NASA/Goddard Space Flight Center

Blazar

image: Black-hole-powered galaxies called blazars are the most common sources detected by NASA's Fermi Gamma-ray Space Telescope. As matter falls toward the supermassive black hole at the galaxy's center, some of it is accelerated outward at nearly the speed of light along jets pointed in opposite directions. When one of the jets happens to be aimed in the direction of Earth, as illustrated here, the galaxy appears especially bright and is classified as a blazar. view more 

Credit: M. Weiss/CfA

Astronomers studying distant galaxies powered by monster black holes have uncovered an unexpected link between two very different wavelengths of the light they emit, the mid-infrared and gamma rays. The discovery, which was accomplished by comparing data from NASA's Wide-field Infrared Survey Explorer (WISE) and Fermi Gamma-ray Space Telescope, has enabled the researchers to uncover dozens of new blazar candidates.

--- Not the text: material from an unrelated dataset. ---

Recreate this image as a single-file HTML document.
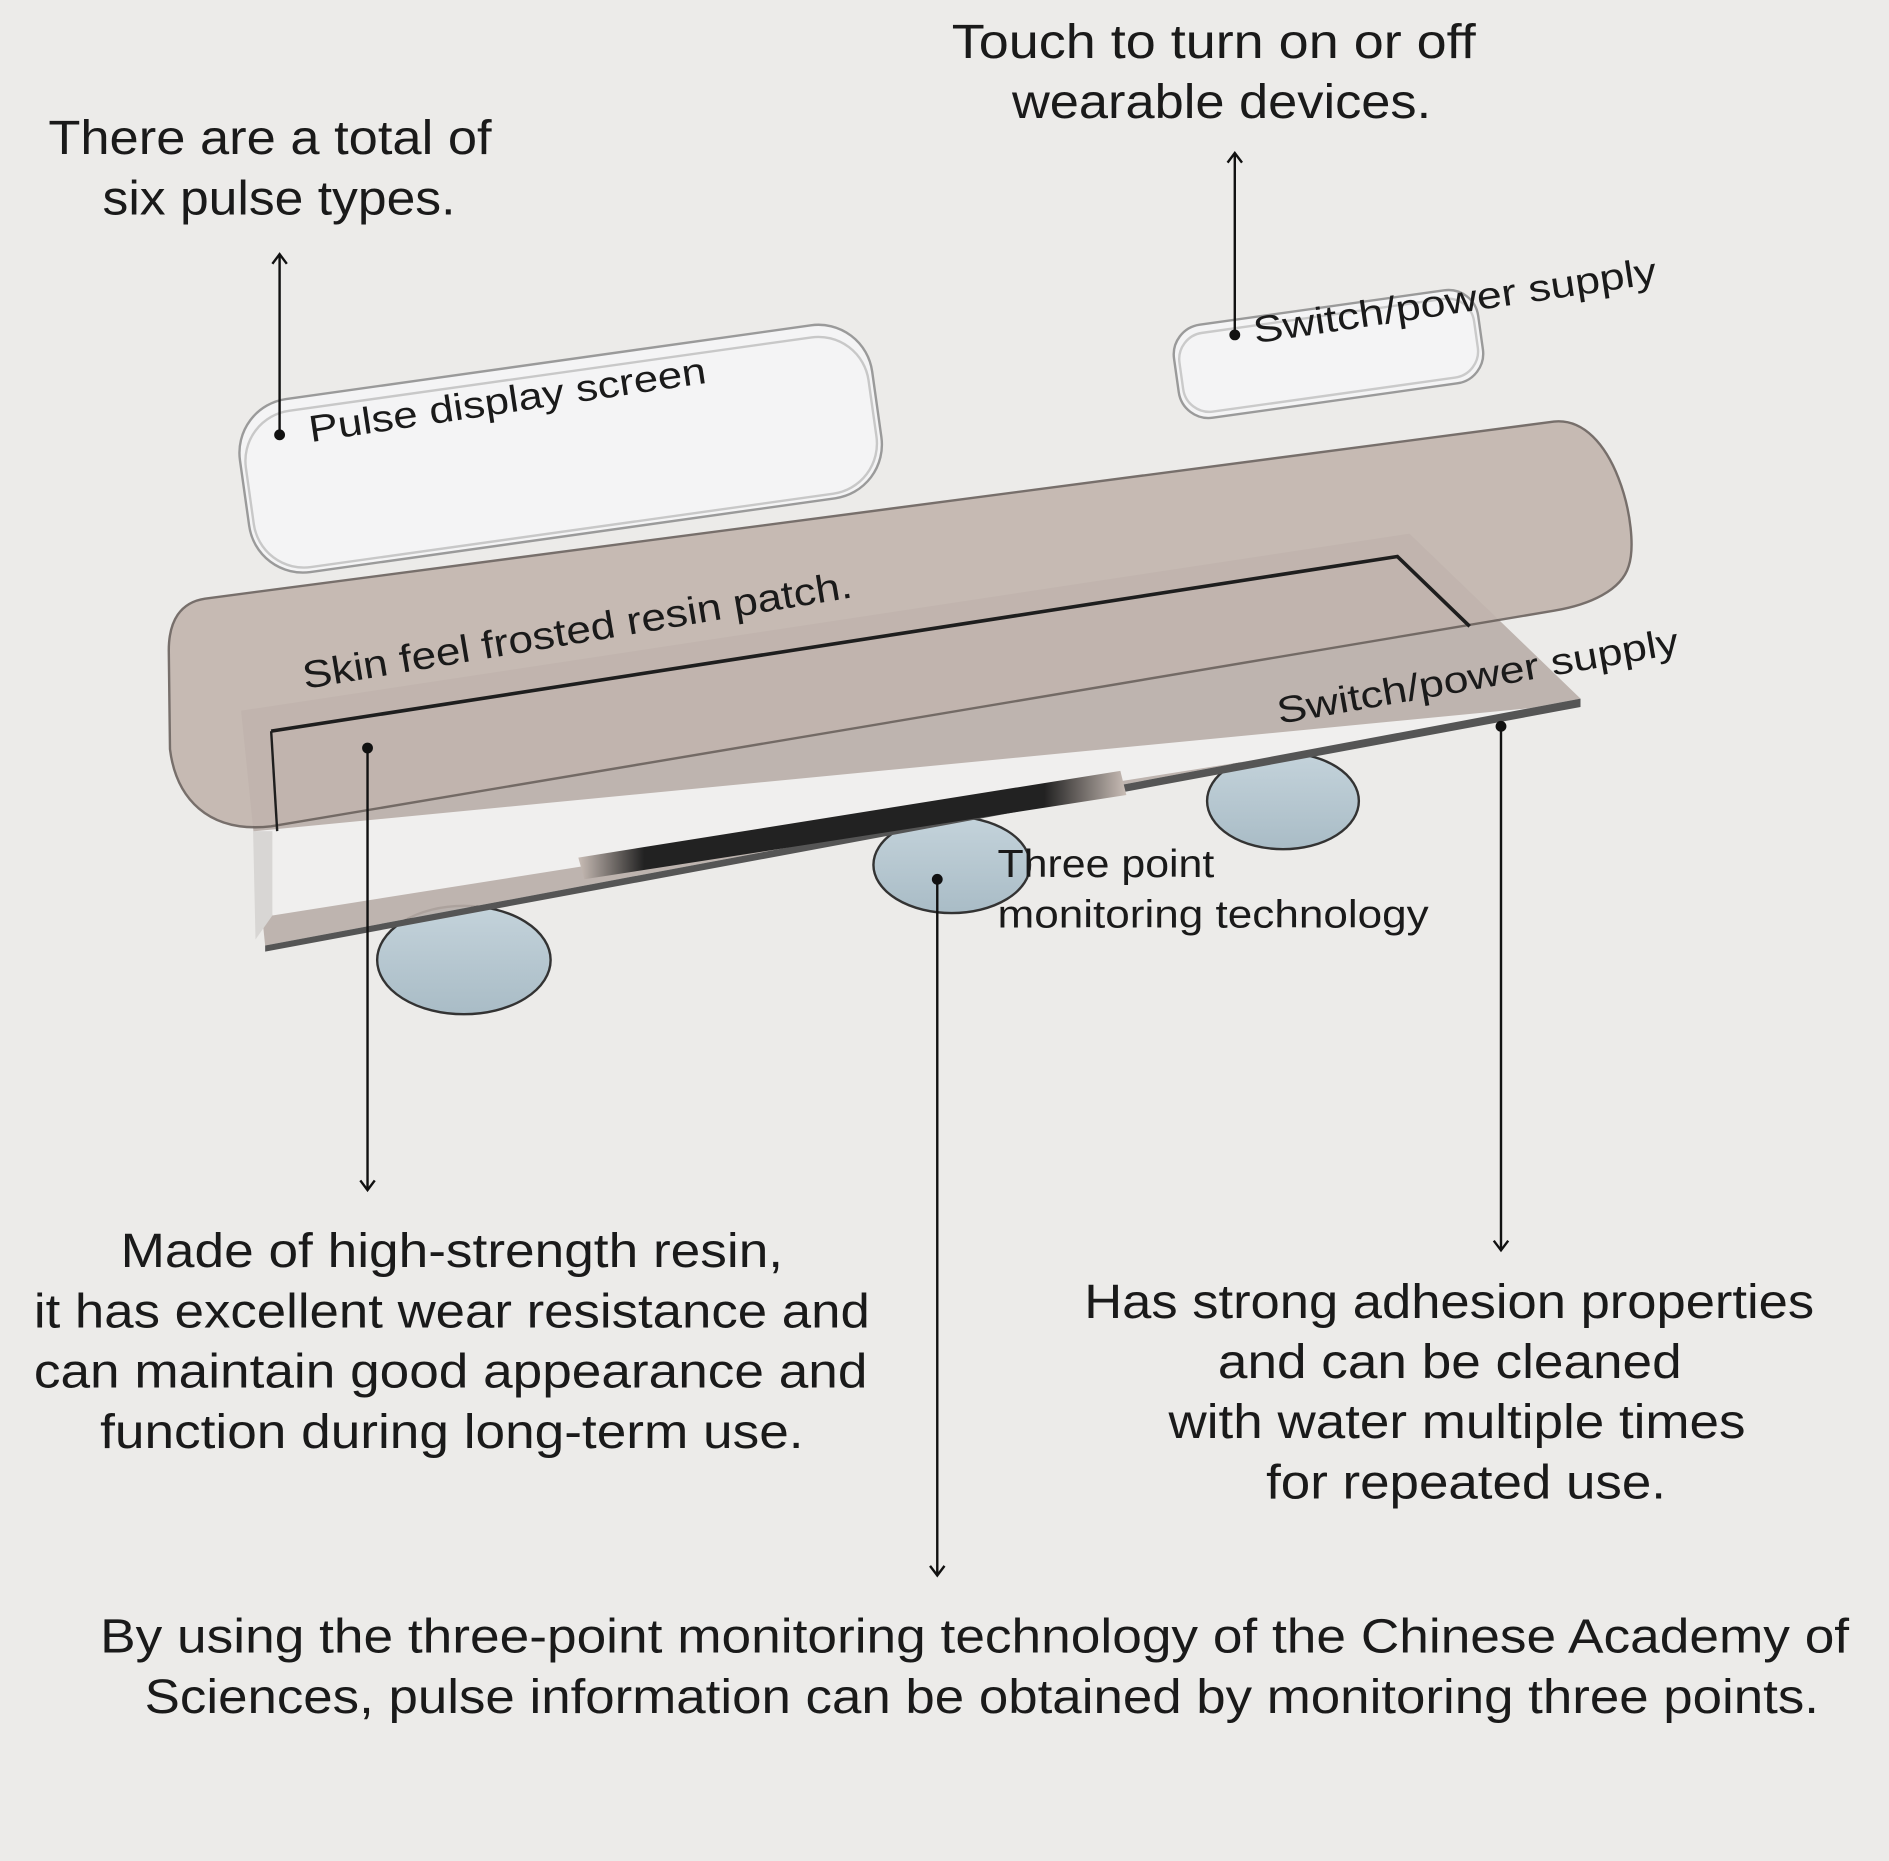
<!DOCTYPE html>
<html><head><meta charset="utf-8"><style>
html,body{margin:0;padding:0;background:#ecebe9;}
svg{display:block;}
text{font-family:"Liberation Sans",sans-serif;fill:#1a1a1a;}
</style></head><body>
<svg width="1889" height="1861" viewBox="0 0 1568 1545" xmlns="http://www.w3.org/2000/svg">
<defs>
<linearGradient id="bar" x1="0" x2="1" y1="0" y2="0">
<stop offset="0" stop-color="#c9bdb6"/><stop offset="0.12" stop-color="#222"/><stop offset="0.85" stop-color="#222"/><stop offset="1" stop-color="#c9bdb6"/></linearGradient>
<linearGradient id="circ" x1="0" x2="0" y1="0" y2="1">
<stop offset="0" stop-color="#c4d3db"/><stop offset="1" stop-color="#a9bcc6"/></linearGradient>
</defs>
<rect width="1568" height="1545" fill="#ecebe9"/>

<ellipse cx="385" cy="797" rx="72" ry="45" fill="url(#circ)" stroke="#333" stroke-width="2"/>
<ellipse cx="790" cy="718" rx="65" ry="40" fill="url(#circ)" stroke="#333" stroke-width="2"/>
<ellipse cx="1065" cy="665" rx="63" ry="40" fill="url(#circ)" stroke="#333" stroke-width="2"/>

<path d="M200,590 L1170,443 L1312,580 L220,785 Z" fill="#b9aea8" opacity="0.9"/>
<path d="M212,690 L1300,585 L1300,590 L226,760 Z" fill="#f0efee"/>
<path d="M220,785 L1312,580 L1312,587 L220,790 Z" fill="#555"/>
<path d="M480,712 L930,640 L935,660 L485,730 Z" fill="url(#bar)"/>
<path d="M210,690 L212,780 L226,760 L226,690 Z" fill="#d8d6d4"/>

<path d="M170,497 L1290,350 C1340,345 1362,440 1352,470 C1346,490 1320,502 1290,507 L225,686 C172,692 146,662 141,622 L140,540 C140,515 150,500 170,497 Z" fill="#c2b5ae" opacity="0.9" stroke="#6b625e" stroke-width="2"/>
<path d="M225,607 L1160,462 L1220,520" fill="none" stroke="#1e1e1e" stroke-width="3"/>
<path d="M225,607 L230,690" fill="none" stroke="#1e1e1e" stroke-width="2"/>

<g transform="rotate(-8 465 370)">
<rect x="200" y="300" width="530" height="145" rx="45" fill="#f4f4f5" stroke="#9a9a9a" stroke-width="2"/>
<rect x="204" y="310" width="522" height="131" rx="42" fill="none" stroke="#c8c8c8" stroke-width="2"/>
</g>
<g transform="rotate(-8 1102 292)">
<rect x="975" y="255" width="255" height="78" rx="25" fill="#f4f4f5" stroke="#9a9a9a" stroke-width="2"/>
<rect x="979" y="262" width="247" height="66" rx="22" fill="none" stroke="#cacaca" stroke-width="2"/>
</g>

<g stroke="#111" stroke-width="2" fill="none">
<line x1="232" y1="361" x2="232" y2="211"/><polyline points="226,219 232,211 238,219"/>
<line x1="1025" y1="278" x2="1025" y2="127"/><polyline points="1019,135 1025,127 1031,135"/>
<line x1="305" y1="621" x2="305" y2="988"/><polyline points="299,980 305,988 311,980"/>
<line x1="778" y1="730" x2="778" y2="1308"/><polyline points="772,1300 778,1308 784,1300"/>
<line x1="1246" y1="603" x2="1246" y2="1038"/><polyline points="1240,1030 1246,1038 1252,1030"/>
</g>
<g fill="#111">
<circle cx="232" cy="361" r="4.5"/><circle cx="1025" cy="278" r="4.5"/><circle cx="305" cy="621" r="4.5"/><circle cx="778" cy="730" r="4.5"/><circle cx="1246" cy="603" r="4.5"/>
</g>

<g lengthAdjust="spacingAndGlyphs">
<text x="258" y="367" font-size="31" textLength="333" lengthAdjust="spacingAndGlyphs" transform="rotate(-8.5 258 367)">Pulse display screen</text>
<text x="1042" y="285" font-size="31" textLength="338" lengthAdjust="spacingAndGlyphs" transform="rotate(-8.5 1042 285)">Switch/power supply</text>
<text x="253" y="572" font-size="32" textLength="462" lengthAdjust="spacingAndGlyphs" transform="rotate(-9.5 253 572)">Skin feel frosted resin patch.</text>
<text x="1062" y="601" font-size="31" textLength="338" lengthAdjust="spacingAndGlyphs" transform="rotate(-10 1062 601)">Switch/power supply</text>
<text x="828" y="728" font-size="32" textLength="180" lengthAdjust="spacingAndGlyphs">Three point</text>
<text x="828" y="770" font-size="32" textLength="358" lengthAdjust="spacingAndGlyphs">monitoring technology</text>
</g>

<g font-size="40">
<text x="40" y="128" textLength="368" lengthAdjust="spacingAndGlyphs">There are a total of</text>
<text x="85" y="178" textLength="293" lengthAdjust="spacingAndGlyphs">six pulse types.</text>
<text x="790" y="48" textLength="435" lengthAdjust="spacingAndGlyphs">Touch to turn on or off</text>
<text x="840" y="98" textLength="348" lengthAdjust="spacingAndGlyphs">wearable devices.</text>
<text x="100" y="1052" textLength="550" lengthAdjust="spacingAndGlyphs">Made of high-strength resin,</text>
<text x="28" y="1102" textLength="694" lengthAdjust="spacingAndGlyphs">it has excellent wear resistance and</text>
<text x="28" y="1152" textLength="692" lengthAdjust="spacingAndGlyphs">can maintain good appearance and</text>
<text x="83" y="1202" textLength="584" lengthAdjust="spacingAndGlyphs">function during long-term use.</text>
<text x="900" y="1094" textLength="606" lengthAdjust="spacingAndGlyphs">Has strong adhesion properties</text>
<text x="1011" y="1144" textLength="385" lengthAdjust="spacingAndGlyphs">and can be cleaned</text>
<text x="970" y="1194" textLength="479" lengthAdjust="spacingAndGlyphs">with water multiple times</text>
<text x="1051" y="1244" textLength="332" lengthAdjust="spacingAndGlyphs">for repeated use.</text>
<text x="83" y="1372" textLength="1452" lengthAdjust="spacingAndGlyphs">By using the three-point monitoring technology of the Chinese Academy of</text>
<text x="120" y="1422" textLength="1390" lengthAdjust="spacingAndGlyphs">Sciences, pulse information can be obtained by monitoring three points.</text>
</g>
</svg>
</body></html>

Francesco Massaro at the University of Turin in Italy and Raffaele D'Abrusco at the Harvard-Smithsonian Center for Astrophysics in Cambridge, Massachusetts, show for the first time that the mid-infrared colors of blazars in WISE data correlate to an equivalent measurement of their gamma-ray output.

"This connection links two vastly different forms of light over an energy range spanning a factor of 10 billion," said Massaro. "Ultimately, it will help us decipher how supermassive black holes in these galaxies manage to convert the matter around them into vast amounts of energy."

Blazars constitute more than half of the discrete gamma-ray sources seen by Fermi's Large Area Telescope (LAT). At the heart of a blazar lies a supersized black hole with millions of times the sun's mass surrounded by a disk of hot gas and dust. As material in the disk falls toward the black hole, some of it forms dual jets that blast subatomic particles straight out of the disk in opposite directions at nearly the speed of light. A blazar appears bright to Fermi for two reasons. Its jets produce many gamma rays, the highest-energy form of light, and we happen to be viewing the galaxy face on, which means one of its jets is pointing in our direction.

From January to August 2010, NASA's WISE mapped the entire sky in four infrared wavelengths, cataloging more than half a billion sources. In 2011, Massaro, D'Abrusco and their colleagues began using WISE data to investigate Fermi blazars.

"WISE made it possible to explore the mid-infrared colors of known gamma-ray blazars," said D'Abrusco. "We found that when we plotted Fermi blazars by their WISE colors in a particular way, they occupied a distinctly different part of the plot than other extragalactic gamma-ray sources."

The scientists detail new aspects of the infrared/gamma-ray connection in a paper published in The Astrophysical Journal on Aug. 9. They say the electrons, protons and other particles accelerated in blazar jets leave a specific "fingerprint" in the infrared light they emit. This same pattern is also clearly evident in their gamma rays. The relationship effectively connects the dots for blazars across an enormous swath of the electromagnetic spectrum.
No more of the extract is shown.